Stronger Supply Chains Boost Energy Tech Resilience

Supply chains for many of the technologies shaping the emerging Age of Electricity remain highly concentrated in a small number of countries, underscoring the importance of strengthening industrial competitiveness and diversification, according to a new IEA report released today.

The report, Energy Technology Perspectives 2026 (ETP-2026), is the latest instalment of the IEA's flagship technology publication, which examines supply chains for mass-manufactured technologies including electric cars, batteries and renewable power equipment. The report finds that the geographical landscape of manufacturing for these technologies - of which China holds by far the largest share - is unlikely to change significantly before the end of the decade, based on committed manufacturing and mining projects and market trends.

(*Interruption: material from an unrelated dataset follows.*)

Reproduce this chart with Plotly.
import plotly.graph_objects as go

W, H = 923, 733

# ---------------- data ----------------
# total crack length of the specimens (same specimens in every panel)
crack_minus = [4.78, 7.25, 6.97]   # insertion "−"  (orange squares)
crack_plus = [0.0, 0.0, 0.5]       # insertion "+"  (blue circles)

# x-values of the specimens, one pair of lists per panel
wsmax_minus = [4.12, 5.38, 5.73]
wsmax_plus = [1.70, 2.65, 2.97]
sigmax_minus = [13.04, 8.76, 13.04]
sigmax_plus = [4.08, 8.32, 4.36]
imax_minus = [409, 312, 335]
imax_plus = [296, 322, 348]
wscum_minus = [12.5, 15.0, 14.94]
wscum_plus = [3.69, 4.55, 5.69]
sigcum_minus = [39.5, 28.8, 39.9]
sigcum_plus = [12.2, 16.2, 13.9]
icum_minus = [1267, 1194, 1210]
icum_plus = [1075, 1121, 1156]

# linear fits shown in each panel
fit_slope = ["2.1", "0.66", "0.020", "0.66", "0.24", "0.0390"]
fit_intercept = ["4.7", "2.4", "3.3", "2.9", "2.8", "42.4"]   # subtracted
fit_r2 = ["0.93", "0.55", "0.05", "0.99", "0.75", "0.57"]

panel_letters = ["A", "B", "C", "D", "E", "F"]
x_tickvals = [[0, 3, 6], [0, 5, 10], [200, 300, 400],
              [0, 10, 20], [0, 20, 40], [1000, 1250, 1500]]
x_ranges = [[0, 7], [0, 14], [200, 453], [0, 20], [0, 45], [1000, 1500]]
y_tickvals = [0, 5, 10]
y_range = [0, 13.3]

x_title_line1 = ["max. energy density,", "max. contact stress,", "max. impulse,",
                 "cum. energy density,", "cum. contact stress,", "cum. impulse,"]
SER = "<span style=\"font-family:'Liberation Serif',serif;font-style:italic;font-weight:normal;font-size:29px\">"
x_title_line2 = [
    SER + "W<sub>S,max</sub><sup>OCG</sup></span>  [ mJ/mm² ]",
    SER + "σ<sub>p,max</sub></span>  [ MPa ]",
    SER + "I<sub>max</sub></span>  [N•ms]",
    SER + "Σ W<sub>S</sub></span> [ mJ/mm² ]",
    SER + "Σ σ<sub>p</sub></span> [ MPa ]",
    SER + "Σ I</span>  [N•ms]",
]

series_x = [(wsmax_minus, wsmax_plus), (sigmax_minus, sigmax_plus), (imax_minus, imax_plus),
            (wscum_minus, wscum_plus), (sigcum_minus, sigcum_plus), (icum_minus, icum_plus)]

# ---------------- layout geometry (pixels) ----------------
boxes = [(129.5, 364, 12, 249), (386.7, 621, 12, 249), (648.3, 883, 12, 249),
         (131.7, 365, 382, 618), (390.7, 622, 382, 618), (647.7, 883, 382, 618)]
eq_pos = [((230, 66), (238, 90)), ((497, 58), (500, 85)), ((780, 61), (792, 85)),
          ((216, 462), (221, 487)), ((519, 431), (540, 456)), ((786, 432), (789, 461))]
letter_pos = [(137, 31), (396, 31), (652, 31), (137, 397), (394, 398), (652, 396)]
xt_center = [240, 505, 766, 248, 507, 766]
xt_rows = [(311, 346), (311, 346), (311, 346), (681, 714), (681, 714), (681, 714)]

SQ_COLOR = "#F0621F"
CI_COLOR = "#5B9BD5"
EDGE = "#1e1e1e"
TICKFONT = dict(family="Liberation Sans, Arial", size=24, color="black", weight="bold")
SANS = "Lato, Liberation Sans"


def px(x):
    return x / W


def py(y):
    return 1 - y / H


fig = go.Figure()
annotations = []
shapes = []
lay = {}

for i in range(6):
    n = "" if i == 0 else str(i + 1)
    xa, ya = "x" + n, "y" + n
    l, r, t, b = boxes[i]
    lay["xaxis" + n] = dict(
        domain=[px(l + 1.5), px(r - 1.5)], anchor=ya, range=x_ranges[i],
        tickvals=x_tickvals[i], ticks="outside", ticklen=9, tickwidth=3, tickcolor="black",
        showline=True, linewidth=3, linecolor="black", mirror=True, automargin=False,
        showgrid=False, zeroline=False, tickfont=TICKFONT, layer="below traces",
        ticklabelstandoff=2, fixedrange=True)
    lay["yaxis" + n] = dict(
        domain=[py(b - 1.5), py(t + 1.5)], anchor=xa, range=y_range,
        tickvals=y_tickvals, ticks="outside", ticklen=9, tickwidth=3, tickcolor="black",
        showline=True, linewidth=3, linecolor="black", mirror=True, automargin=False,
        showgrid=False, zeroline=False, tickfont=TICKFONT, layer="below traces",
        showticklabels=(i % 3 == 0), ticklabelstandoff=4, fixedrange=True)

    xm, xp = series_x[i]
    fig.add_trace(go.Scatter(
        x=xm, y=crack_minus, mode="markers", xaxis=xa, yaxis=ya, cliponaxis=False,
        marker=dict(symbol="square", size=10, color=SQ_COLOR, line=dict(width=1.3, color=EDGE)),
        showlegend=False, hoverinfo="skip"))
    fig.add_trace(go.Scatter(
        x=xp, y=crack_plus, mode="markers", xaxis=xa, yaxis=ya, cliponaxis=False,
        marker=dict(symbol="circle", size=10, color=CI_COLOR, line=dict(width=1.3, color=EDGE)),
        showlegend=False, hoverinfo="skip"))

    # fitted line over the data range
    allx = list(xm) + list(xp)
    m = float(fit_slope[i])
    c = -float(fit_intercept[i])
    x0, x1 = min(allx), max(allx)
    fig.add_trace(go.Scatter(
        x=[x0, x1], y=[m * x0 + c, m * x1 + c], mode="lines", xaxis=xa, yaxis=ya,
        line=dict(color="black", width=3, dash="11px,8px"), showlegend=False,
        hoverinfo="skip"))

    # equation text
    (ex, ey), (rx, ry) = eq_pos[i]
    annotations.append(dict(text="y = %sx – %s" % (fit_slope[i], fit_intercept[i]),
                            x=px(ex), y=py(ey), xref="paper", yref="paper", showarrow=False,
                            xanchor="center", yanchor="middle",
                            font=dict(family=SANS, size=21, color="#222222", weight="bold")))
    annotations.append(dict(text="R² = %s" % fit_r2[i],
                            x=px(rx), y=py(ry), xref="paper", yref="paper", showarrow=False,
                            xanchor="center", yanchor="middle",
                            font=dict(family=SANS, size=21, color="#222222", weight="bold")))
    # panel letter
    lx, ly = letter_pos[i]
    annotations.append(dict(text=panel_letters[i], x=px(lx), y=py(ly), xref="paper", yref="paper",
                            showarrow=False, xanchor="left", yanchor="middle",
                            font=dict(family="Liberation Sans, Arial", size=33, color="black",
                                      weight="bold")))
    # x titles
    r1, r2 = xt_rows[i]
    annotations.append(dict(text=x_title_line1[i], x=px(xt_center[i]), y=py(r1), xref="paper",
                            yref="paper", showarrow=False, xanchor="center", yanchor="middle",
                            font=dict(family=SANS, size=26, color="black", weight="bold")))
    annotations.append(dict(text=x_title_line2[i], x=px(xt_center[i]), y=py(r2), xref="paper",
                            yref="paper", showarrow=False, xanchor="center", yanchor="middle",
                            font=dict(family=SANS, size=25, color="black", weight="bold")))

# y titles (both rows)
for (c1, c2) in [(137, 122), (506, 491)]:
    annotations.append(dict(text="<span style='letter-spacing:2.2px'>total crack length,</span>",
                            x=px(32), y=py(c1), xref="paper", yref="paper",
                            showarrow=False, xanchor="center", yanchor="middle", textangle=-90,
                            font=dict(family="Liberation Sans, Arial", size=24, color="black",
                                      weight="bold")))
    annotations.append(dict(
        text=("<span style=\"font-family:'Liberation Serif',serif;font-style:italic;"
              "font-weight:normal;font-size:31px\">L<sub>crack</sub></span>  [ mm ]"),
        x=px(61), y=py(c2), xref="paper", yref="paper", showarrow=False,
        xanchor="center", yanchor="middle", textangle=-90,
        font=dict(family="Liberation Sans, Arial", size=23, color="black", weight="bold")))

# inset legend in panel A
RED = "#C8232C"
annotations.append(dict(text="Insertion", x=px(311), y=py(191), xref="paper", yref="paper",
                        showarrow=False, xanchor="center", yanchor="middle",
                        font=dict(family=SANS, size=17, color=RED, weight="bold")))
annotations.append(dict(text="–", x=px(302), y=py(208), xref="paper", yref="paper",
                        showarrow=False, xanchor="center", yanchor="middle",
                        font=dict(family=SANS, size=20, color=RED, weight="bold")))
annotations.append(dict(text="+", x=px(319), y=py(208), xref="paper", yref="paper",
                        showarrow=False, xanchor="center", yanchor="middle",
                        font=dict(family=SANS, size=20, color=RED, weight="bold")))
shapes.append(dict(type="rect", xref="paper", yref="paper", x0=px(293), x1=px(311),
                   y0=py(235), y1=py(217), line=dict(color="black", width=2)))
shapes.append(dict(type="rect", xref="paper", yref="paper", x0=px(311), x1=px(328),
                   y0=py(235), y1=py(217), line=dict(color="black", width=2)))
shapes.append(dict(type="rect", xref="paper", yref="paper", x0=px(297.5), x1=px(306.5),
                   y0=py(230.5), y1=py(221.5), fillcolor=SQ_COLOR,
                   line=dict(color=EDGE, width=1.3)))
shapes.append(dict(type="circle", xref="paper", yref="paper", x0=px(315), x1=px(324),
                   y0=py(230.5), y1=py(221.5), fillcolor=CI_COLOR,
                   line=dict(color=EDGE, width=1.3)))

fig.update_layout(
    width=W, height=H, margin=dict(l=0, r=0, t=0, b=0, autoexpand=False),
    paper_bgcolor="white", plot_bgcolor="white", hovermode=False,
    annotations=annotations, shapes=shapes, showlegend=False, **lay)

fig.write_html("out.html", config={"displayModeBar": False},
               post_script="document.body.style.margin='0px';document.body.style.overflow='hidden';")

For the first time, the report includes an 'N-1' supply chain security analysis, assessing what would happen if the single largest supplier of a technology were removed from the market. It shows that production outside the largest exporting country, which is China for most steps of the supply chains analysed, could in principle meet most demand outside of China at the final manufacturing stages. However, every major supply chain contains at least one step where less than a quarter of demand could be met without the largest manufacturer, meaning that a disruption at a single weak link could put the entire supply chain at risk.

The economic implications of disruptions vary by technology. A one-month halt in Chinese battery supply chain exports would reduce electric car factory output elsewhere by an estimated $17 billion, with more than half of losses occurring in the European Union. A similar disruption to Chinese solar supply chain exports would cut around $1 billion in monthly output from solar PV module factories outside China, with Southeast Asia and India accounting for over 40% of affected output.

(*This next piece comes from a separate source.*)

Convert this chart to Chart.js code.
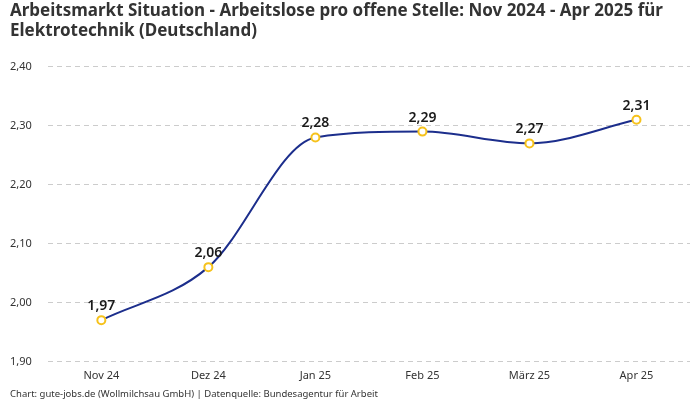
<!DOCTYPE html>
<html>
<head>
<meta charset="utf-8">
<script src="https://cdn.jsdelivr.net/npm/chart.js@4"></script>
<style>
  body { margin: 0; background: #fff; }
  #wrap { width: 700px; height: 400px; }
</style>
</head>
<body>
<div id="wrap"><canvas id="arbeitsChart"></canvas></div>
<script>
// months and values
var months = ['Nov 24', 'Dez 24', 'Jan 25', 'Feb 25', 'März 25', 'Apr 25'];
var ratioValues = [1.97, 2.06, 2.28, 2.29, 2.27, 2.31];
var yTicks = [1.9, 2.0, 2.1, 2.2, 2.3, 2.4];

var titleLines = ['Arbeitsmarkt Situation - Arbeitslose pro offene Stelle: Nov 2024 - Apr 2025 für', 'Elektrotechnik (Deutschland)'];
var sourceText = 'Chart: gute-jobs.de (Wollmilchsau GmbH) | Datenquelle: Bundesagentur für Arbeit';

function formatDe(v) {
    return v.toFixed(2).replace('.', ',');
}

// draw value above each point
var valueLabels = {
    id: 'valueLabels',
    afterDatasetsDraw: function (chart) {
        var ctx = chart.ctx;
        var meta = chart.getDatasetMeta(0);
        ctx.save();
        ctx.font = '600 14px "Noto Sans"';
        ctx.fillStyle = '#1a1a1a';
        ctx.textAlign = 'center';
        ctx.textBaseline = 'bottom';
        meta.data.forEach(function (pt, i) {
            ctx.fillText(formatDe(ratioValues[i]), pt.x, pt.y - 7);
        });
        ctx.restore();
    }
};

Chart.defaults.font.family = '"Noto Sans", sans-serif';
Chart.defaults.color = '#333';

new Chart(document.getElementById('arbeitsChart'), {
    type: 'line',
    data: {
        labels: months,
        datasets: [{
            data: ratioValues,
            borderColor: '#1c2e8c',
            borderWidth: 2,
            cubicInterpolationMode: 'monotone',
            pointBackgroundColor: '#fff',
            pointBorderColor: '#f6c21c',
            pointBorderWidth: 2,
            pointRadius: 4,
            fill: false
        }]
    },
    options: {
        responsive: true,
        maintainAspectRatio: false,
        animation: false,
        layout: { padding: { left: 10, right: 10, top: 0, bottom: 0 } },
        plugins: {
            legend: { display: false },
            tooltip: { enabled: false },
            title: {
                display: true,
                text: titleLines,
                align: 'start',
                color: '#333',
                font: { size: 17, weight: 'bold' },
                lineHeight: 1.15,
                padding: { top: 1, bottom: 25 }
            },
            subtitle: {
                display: true,
                position: 'bottom',
                text: sourceText,
                align: 'start',
                color: '#333',
                font: { size: 9.5 },
                padding: { top: 6, bottom: 0 }
            }
        },
        scales: {
            x: {
                offset: true,
                grid: { display: false },
                border: { display: false },
                ticks: { color: '#333', font: { size: 11 }, padding: 0 }
            },
            y: {
                min: 1.9,
                max: 2.4,
                afterBuildTicks: function (axis) {
                    axis.ticks = yTicks.map(function (v) { return { value: v }; });
                },
                grid: { color: '#cccccc', drawTicks: false },
                border: { display: false, dash: [5, 4] },
                ticks: {
                    color: '#333',
                    font: { size: 11 },
                    padding: 8,
                    crossAlign: 'far',
                    callback: function (v) { return formatDe(v); }
                }
            }
        }
    },
    plugins: [valueLabels]
});
</script>
</body>
</html>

"Many of the technologies central to the Age of Electricity are no longer niche markets, they are important and growing parts of the global economy. The market for them may well double over the next decade," said IEA Executive Director Fatih Birol. "While seeking to capitalise on this growth, governments and industry need to strengthen supply chain resilience and industrial competitiveness to reduce geographic concentration and ensure that the increasing deployment of these technologies also delivers energy and economic security."

Under governments' current policies, the global market for key energy technologies may grow from nearly $1.2 trillion today to around $2 trillion by 2035, roughly equivalent to the size of the global oil market last year, according to the report. Under governments' stated policies, growth could be even stronger, with the market for the technologies potentially reaching almost $3 trillion by 2035.

Growth is also evident among earlier-stage technologies. Investment in low-emissions hydrogen production projects rose by 80% year-on-year in 2025, as capital increasingly shifts towards projects with clearer policy backing and commercial structures. Deployment of carbon capture, utilisation and storage (CCUS) is also advancing, although many announced projects have yet to reach final investment decisions.

Trade remains central to energy technology markets. After dipping in 2024, the global value of gross trade in key energy technologies rebounded by around 10% in 2025, even as prices for some products declined. China remains the dominant force in clean energy technology manufacturing, accounting for 60-85% of production capacity across multiple supply chain steps. Chinese gross exports of clean energy technologies exceeded $165 billion in 2025, equivalent to about 15% of the country's overall trade surplus.

The report underscores that improving industrial competitiveness is essential for strengthening supply chain security and that cost gaps vary across technologies. For batteries, manufacturing efficiency and automation explains over 40% of China's cost advantage over Europe. In wind blade production, energy and labour costs account for 75% of the production cost gap, and for 65% in solar PV wafer and polysilicon manufacturing.

In energy-intensive upstream industries such as steel and aluminium, energy costs can represent more than two-thirds of total production costs. Access to low-cost renewables could, under certain conditions, enable hydrogen-based steelmaking to compete moving forward with conventional production in major steel-producing countries including the United States, China and India.